WHAT IS REQUIRED >> Set down the lines that begin at the top of the records and end with the line containing "2.1, 2.85, 1.8, 1.6, 1.7, 1.7, 1.75, 1.75]", and drop every picture.

(Saved data entries)
[Start]

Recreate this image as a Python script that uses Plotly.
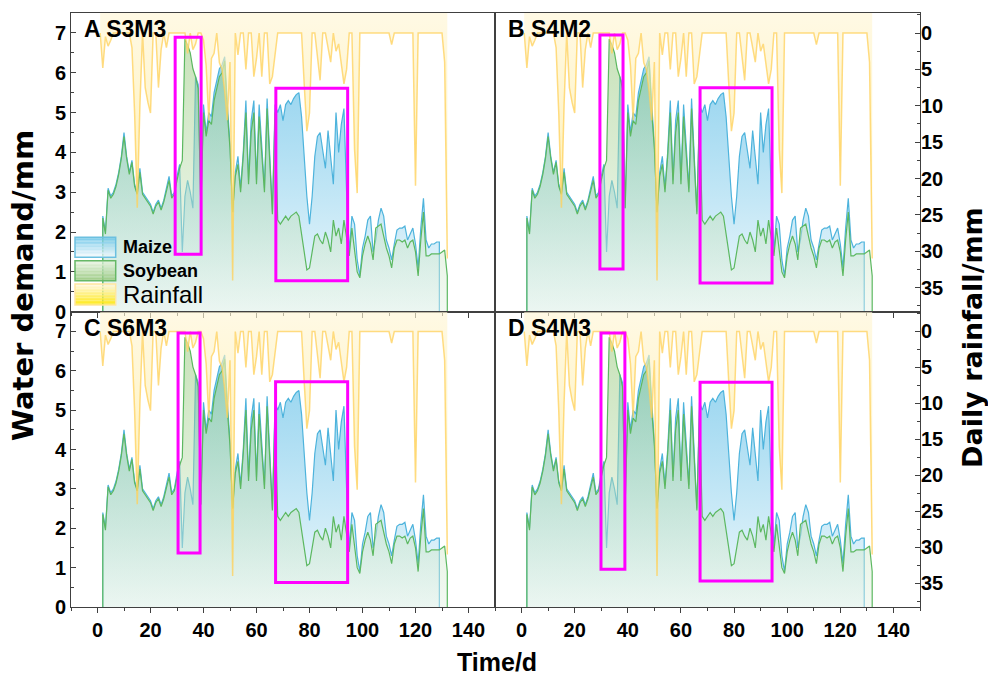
import plotly.graph_objects as go

# ---------------- data ----------------
maize_days = list(range(2, 130))
maize = [2.4, 2.0, 3.1, 2.9, 3.0, 3.2, 3.5, 3.9, 4.5, 3.9,      # 2-11
         3.5, 3.8, 3.2, 3.0, 3.6, 3.0, 2.9, 2.8, 2.7, 2.5,      # 12-21
         2.7, 2.8, 2.6, 2.8, 3.1, 3.4, 2.9, 3.0, 3.4, 3.7,      # 22-31
         1.5, 2.9, 3.3, 3.0, 2.6, 5.9, 5.7, 2.6, 5.2, 4.5,      # 32-41
         5.0, 4.9, 5.5, 5.8, 6.1, 6.2, 6.4, 5.2, 4.2, 2.5,      # 42-51
         3.5, 3.9, 3.1, 4.0, 5.3, 3.3, 4.8, 5.3, 3.3, 5.2,      # 52-61
         4.2, 3.1, 5.35, 3.8, 2.5, 5.2, 5.0, 5.2, 4.8, 5.2,     # 62-71
         5.3, 5.2, 5.35, 5.45, 5.5, 4.9, 3.9, 2.9, 2.2, 2.9,    # 72-81
         3.9, 4.4, 4.5, 4.1, 3.6, 4.55, 3.8, 3.2, 5.0, 4.0,     # 82-91
         4.7, 5.1, 3.0, 1.5, 2.4, 2.2, 1.3, 0.9, 1.6, 1.9,      # 92-101
         2.3, 2.4, 1.5, 1.8, 2.3, 2.6, 2.4, 1.8, 1.6, 1.3,      # 102-111
         1.7, 2.05, 2.1, 2.1, 2.15, 1.8, 1.95, 2.1, 1.7, 1.1,   # 112-121
         2.1, 2.85, 1.8, 1.6, 1.7, 1.7, 1.75, 1.75]             # 122-129

soy_days = list(range(2, 133))
soybean = [2.35, 1.95, 3.05, 2.85, 2.95, 3.15, 3.45, 3.85, 4.4, 3.85,   # 2-11
           3.45, 3.75, 3.15, 2.95, 3.5, 2.95, 2.85, 2.75, 2.65, 2.45,   # 12-21
           2.65, 2.75, 2.55, 2.75, 3.05, 3.3, 2.85, 2.95, 3.3, 3.6,     # 22-31
           3.8, 6.85, 6.7, 6.5, 6.1, 5.9, 5.6, 2.6, 5.0, 4.4,           # 32-41
           4.8, 4.7, 5.3, 5.6, 5.9, 6.0, 6.3, 5.0, 4.1, 2.5,            # 42-51
           3.4, 3.7, 3.0, 3.9, 5.0, 3.2, 4.5, 5.0, 3.2, 4.9,            # 52-61
           4.0, 3.0, 5.1, 3.7, 2.45, 5.0, 2.3, 2.2, 2.3, 2.4,           # 62-71
           2.3, 2.4, 2.45, 2.5, 2.4, 2.0, 1.5, 1.05, 1.1, 1.5,          # 72-81
           1.9, 1.95, 1.8, 1.7, 2.0, 1.8, 1.5, 2.3, 1.9, 2.1,           # 82-91
           1.7, 2.3, 1.9, 1.4, 2.1, 1.5, 1.0, 0.85, 1.4, 1.7,           # 92-101
           1.9, 1.7, 1.3, 2.1, 2.15, 2.2, 1.9, 1.6, 1.4, 1.1,           # 102-111
           1.6, 1.8, 1.8, 1.75, 1.8, 1.6, 1.75, 1.8, 1.5, 0.9,          # 112-121
           1.8, 2.5, 1.4, 1.4, 1.45, 1.45, 1.45, 1.45, 1.5, 1.55,       # 122-131
           0.9]                                                         # 132

rain_days = list(range(1, 133))
rainfall = [0, 4.8, 0.5, 1.8, 1.0, 0, 0, 0, 0, 0,        # 1-10
            0, 0, 2.0, 11, 24, 10, 0, 7.5, 9.5, 11,      # 11-20
            0, 0, 7.5, 2.3, 0, 2.0, 0, 0, 0, 0,          # 21-30
            0, 0, 0, 2.8, 0, 2.3, 1.5, 0, 0, 1.0,        # 31-40
            4.5, 12, 3.5, 2.8, 0, 4.1, 5, 8, 12, 4,      # 41-50
            34, 0, 3, 0, 0, 5, 0, 0, 6, 3.5,             # 51-60
            0, 6, 0, 0, 7, 6, 3, 0, 0, 0,                # 61-70
            0, 0, 0, 0, 0, 0, 0, 7, 13.5, 11,            # 71-80
            0, 0, 3, 6.5, 0, 0, 2, 4, 0, 2.5,            # 81-90
            1.5, 4, 7, 5, 0, 0, 16, 22, 0, 0,            # 91-100
            0, 0, 0, 0, 0, 0, 0, 0, 0, 0,                # 101-110
            1.6, 0, 0, 0, 0, 0, 0, 0, 0, 21,             # 111-120
            0, 0, 0, 0, 0, 0, 0, 0, 0, 0,                # 121-130
            4, 31]                                       # 131-132

panel_labels = ["A S3M3", "B S4M2", "C S6M3", "D S4M3"]
# highlight boxes per panel: (day0, day1, demand0, demand1)
highlight_boxes = [
    [(29.3, 39.1, 1.44, 6.89), (67.3, 94.4, 0.78, 5.61)],
    [(29.5, 38.2, 1.07, 6.95), (67.2, 94.3, 0.72, 5.62)],
    [(30.4, 38.7, 1.37, 6.96), (67.2, 94.4, 0.62, 5.72)],
    [(29.9, 38.9, 0.96, 6.96), (67.2, 94.3, 0.66, 5.71)],
]

x_ticks = list(range(0, 141, 20))
demand_ticks = list(range(0, 8))
rain_ticks = list(range(0, 36, 5))

# ---------------- layout constants ----------------
W, H = 988, 675
ML, MR, MT, MB = 71, 68, 13, 68
PW, PH = W - ML - MR, H - MT - MB
FONT = "Liberation Sans, Arial, sans-serif"
TITLE_FONT = "DejaVu Sans, Verdana, sans-serif"
X_RANGE = [-10, 150]
Y_RANGE = [0, 7.5]
RAIN_RANGE = [38.3, -2.75]
RAIN_TOP = RAIN_RANGE[1]

MAIZE_LINE = "#4db3dc"
SOY_LINE = "#5cb860"
RAIN_LINE = "rgba(255,208,90,0.75)"
MAGENTA = "#ff00ff"
AXIS_COL = "#404040"


def px_x(p):
    return (p - ML) / PW


def px_y(p):
    return (H - MB - p) / PH


x_split = px_x(495)
y_split = px_y(311.7)

fig = go.Figure()


def closed(days, vals):
    return [days[0]] + days + [days[-1]], [0] + vals + [0]


for i in range(4):
    n = i + 1
    xa = "x" if n == 1 else f"x{n}"
    ya = "y" if n == 1 else f"y{n}"
    yr = f"y{n + 4}"

    mx, my = closed(maize_days, maize)
    fig.add_trace(go.Scatter(
        x=mx, y=my, mode="lines", name="Maize",
        line=dict(color=MAIZE_LINE, width=1.2),
        fill="tozeroy",
        fillgradient=dict(type="vertical",
                          colorscale=[[0, "rgba(240,249,252,0.9)"],
                                      [1, "rgba(115,198,234,0.78)"]]),
        xaxis=xa, yaxis=ya, showlegend=False))

    sx, sy = closed(soy_days, soybean)
    fig.add_trace(go.Scatter(
        x=sx, y=sy, mode="lines", name="Soybean",
        line=dict(color=SOY_LINE, width=1.2),
        fill="tozeroy",
        fillgradient=dict(type="vertical",
                          colorscale=[[0, "rgba(228,242,228,0.45)"],
                                      [1, "rgba(140,195,110,0.48)"]]),
        xaxis=xa, yaxis=ya, showlegend=False))

    fig.add_trace(go.Scatter(
        x=rain_days, y=[RAIN_TOP] * len(rain_days), mode="lines",
        line=dict(width=0, color="rgba(0,0,0,0)"), hoverinfo="skip",
        xaxis=xa, yaxis=yr, showlegend=False))
    fig.add_trace(go.Scatter(
        x=rain_days, y=rainfall, mode="lines", name="Rainfall",
        line=dict(color=RAIN_LINE, width=1.5),
        fill="tonexty",
        fillgradient=dict(type="vertical",
                          colorscale=[[0, "rgba(255,226,95,0.65)"],
                                      [0.6, "rgba(255,238,170,0.6)"],
                                      [1, "rgba(255,246,214,0.65)"]]),
        xaxis=xa, yaxis=yr, showlegend=False))

layout = dict(
    width=W, height=H,
    margin=dict(l=ML, r=MR, t=MT, b=MB, autoexpand=False),
    paper_bgcolor="white", plot_bgcolor="white",
    showlegend=False,
    font=dict(family=FONT, size=20, color="black"),
)

tickfont = dict(family=FONT, size=20, color="black", weight="bold")

shapes = []
annotations = []

for i in range(4):
    n = i + 1
    col, row = i % 2, i // 2
    xd = [0, x_split] if col == 0 else [x_split, 1]
    yd = [y_split, 1] if row == 0 else [0, y_split]
    xkey = "xaxis" if n == 1 else f"xaxis{n}"
    ykey = "yaxis" if n == 1 else f"yaxis{n}"
    rkey = f"yaxis{n + 4}"
    xa = "x" if n == 1 else f"x{n}"
    ya = "y" if n == 1 else f"y{n}"

    layout[xkey] = dict(
        domain=xd, range=X_RANGE, anchor=ya, automargin=False,
        showline=True, mirror=True, linecolor=AXIS_COL, linewidth=1,
        showgrid=False, zeroline=False,
        tickmode="array", tickvals=x_ticks,
        ticks="outside", ticklen=5, tickcolor=AXIS_COL,
        minor=dict(tickmode="linear", tick0=0, dtick=10, ticks="outside",
                   ticklen=3, tickcolor=AXIS_COL),
        showticklabels=(row == 1), tickfont=tickfont,
    )
    layout[ykey] = dict(
        domain=yd, range=Y_RANGE, anchor=xa, automargin=False,
        showline=True, mirror=True, linecolor=AXIS_COL, linewidth=1,
        showgrid=False, zeroline=False,
        tickmode="array", tickvals=demand_ticks,
        ticks="inside" if col == 0 else "", ticklen=5, tickcolor=AXIS_COL,
        minor=dict(tickmode="linear", tick0=0, dtick=0.5,
                   ticks="inside" if col == 0 else "", ticklen=3,
                   tickcolor=AXIS_COL),
        showticklabels=(col == 0), tickfont=tickfont,
    )
    layout[rkey] = dict(
        range=RAIN_RANGE, overlaying=ya, anchor=xa, side="right",
        automargin=False,
        showgrid=False, zeroline=False, showline=False,
        tickmode="array", tickvals=rain_ticks,
        ticks="inside" if col == 1 else "", ticklen=5, tickcolor=AXIS_COL,
        minor=dict(tickmode="linear", tick0=0, dtick=2.5,
                   ticks="inside" if col == 1 else "", ticklen=3,
                   tickcolor=AXIS_COL),
        showticklabels=(col == 1), tickfont=tickfont,
    )

    for (d0, d1, v0, v1) in highlight_boxes[i]:
        shapes.append(dict(type="rect", xref=xa, yref=ya,
                           x0=d0, x1=d1, y0=v0, y1=v1,
                           line=dict(color=MAGENTA, width=3),
                           fillcolor="rgba(0,0,0,0)", layer="above"))

    annotations.append(dict(
        text=panel_labels[i], xref=f"{xa} domain", yref=f"{ya} domain",
        x=0.026, y=0.945, xanchor="left", yanchor="middle", showarrow=False,
        font=dict(family=FONT, size=23, color="black", weight="bold")))

# axis titles
annotations.append(dict(text="Water demand/mm", xref="paper", yref="paper",
                        x=px_x(23), y=px_y(286), textangle=-90, showarrow=False,
                        xanchor="center", yanchor="middle",
                        font=dict(family=TITLE_FONT, size=29, weight="bold")))
annotations.append(dict(text="Daily rainfall/mm", xref="paper", yref="paper",
                        x=px_x(972), y=px_y(338), textangle=-90, showarrow=False,
                        xanchor="center", yanchor="middle",
                        font=dict(family=TITLE_FONT, size=27, weight="bold")))
annotations.append(dict(text="Time/d", xref="paper", yref="paper",
                        x=px_x(497), y=px_y(662), showarrow=False,
                        xanchor="center", yanchor="middle",
                        font=dict(family=FONT, size=25, weight="bold")))

# custom legend (gradient swatches)
legend_items = [
    ("Maize", (237.3, 257.3), (110, 198, 232), (242, 249, 252), "#6cc0e0", 18, "bold"),
    ("Soybean", (260.7, 280.7), (230, 242, 222), (150, 200, 125), "#66b866", 18, "bold"),
    ("Rainfall", (284.0, 305.0), (255, 246, 218), (255, 232, 10), "#ffe6a0", 24, "normal"),
]
N_STRIPES = 14
for label, (top, bot), c_top, c_bot, border, fsize, fweight in legend_items:
    for k in range(N_STRIPES):
        t = k / (N_STRIPES - 1)
        c = tuple(int(round(c_top[j] + (c_bot[j] - c_top[j]) * t)) for j in range(3))
        y0 = top + (bot - top) * k / N_STRIPES
        y1 = top + (bot - top) * (k + 1) / N_STRIPES
        shapes.append(dict(type="rect", xref="paper", yref="paper",
                           x0=px_x(75), x1=px_x(115.7), y0=px_y(y1), y1=px_y(y0),
                           line=dict(width=0), fillcolor=f"rgba({c[0]},{c[1]},{c[2]},0.9)",
                           layer="above"))
    shapes.append(dict(type="rect", xref="paper", yref="paper",
                       x0=px_x(75), x1=px_x(115.7), y0=px_y(bot), y1=px_y(top),
                       line=dict(color=border, width=1.5), fillcolor="rgba(0,0,0,0)",
                       layer="above"))
    annotations.append(dict(text=label, xref="paper", yref="paper",
                            x=px_x(121), y=px_y((top + bot) / 2),
                            xanchor="left", yanchor="middle", showarrow=False,
                            font=dict(family=FONT, size=fsize, color="black",
                                      weight=fweight)))

layout["shapes"] = shapes
layout["annotations"] = annotations
fig.update_layout(**layout)

fig.write_html("out.html",
               config={"displayModeBar": False},
               post_script="document.body.style.margin='0px';"
                           "document.body.style.overflow='hidden';")
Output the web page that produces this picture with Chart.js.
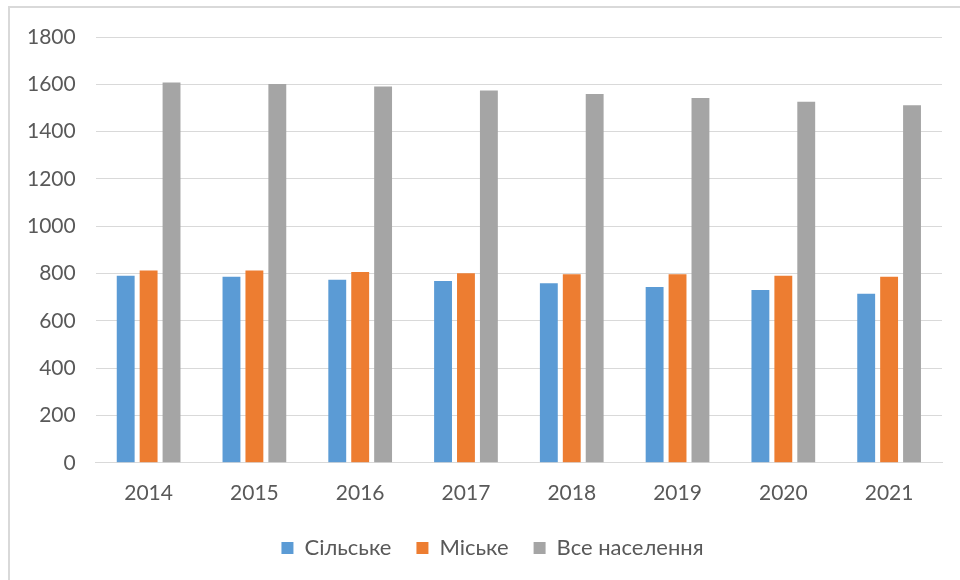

[End]

EXERCISE OUTPUT >>
Recreate this image as a Python script that uses Plotly.
import plotly.graph_objects as go

# ---------------- data ----------------
maize_days = list(range(2, 130))
maize = [2.4, 2.0, 3.1, 2.9, 3.0, 3.2, 3.5, 3.9, 4.5, 3.9,      # 2-11
         3.5, 3.8, 3.2, 3.0, 3.6, 3.0, 2.9, 2.8, 2.7, 2.5,      # 12-21
         2.7, 2.8, 2.6, 2.8, 3.1, 3.4, 2.9, 3.0, 3.4, 3.7,      # 22-31
         1.5, 2.9, 3.3, 3.0, 2.6, 5.9, 5.7, 2.6, 5.2, 4.5,      # 32-41
         5.0, 4.9, 5.5, 5.8, 6.1, 6.2, 6.4, 5.2, 4.2, 2.5,      # 42-51
         3.5, 3.9, 3.1, 4.0, 5.3, 3.3, 4.8, 5.3, 3.3, 5.2,      # 52-61
         4.2, 3.1, 5.35, 3.8, 2.5, 5.2, 5.0, 5.2, 4.8, 5.2,     # 62-71
         5.3, 5.2, 5.35, 5.45, 5.5, 4.9, 3.9, 2.9, 2.2, 2.9,    # 72-81
         3.9, 4.4, 4.5, 4.1, 3.6, 4.55, 3.8, 3.2, 5.0, 4.0,     # 82-91
         4.7, 5.1, 3.0, 1.5, 2.4, 2.2, 1.3, 0.9, 1.6, 1.9,      # 92-101
         2.3, 2.4, 1.5, 1.8, 2.3, 2.6, 2.4, 1.8, 1.6, 1.3,      # 102-111
         1.7, 2.05, 2.1, 2.1, 2.15, 1.8, 1.95, 2.1, 1.7, 1.1,   # 112-121
         2.1, 2.85, 1.8, 1.6, 1.7, 1.7, 1.75, 1.75]             # 122-129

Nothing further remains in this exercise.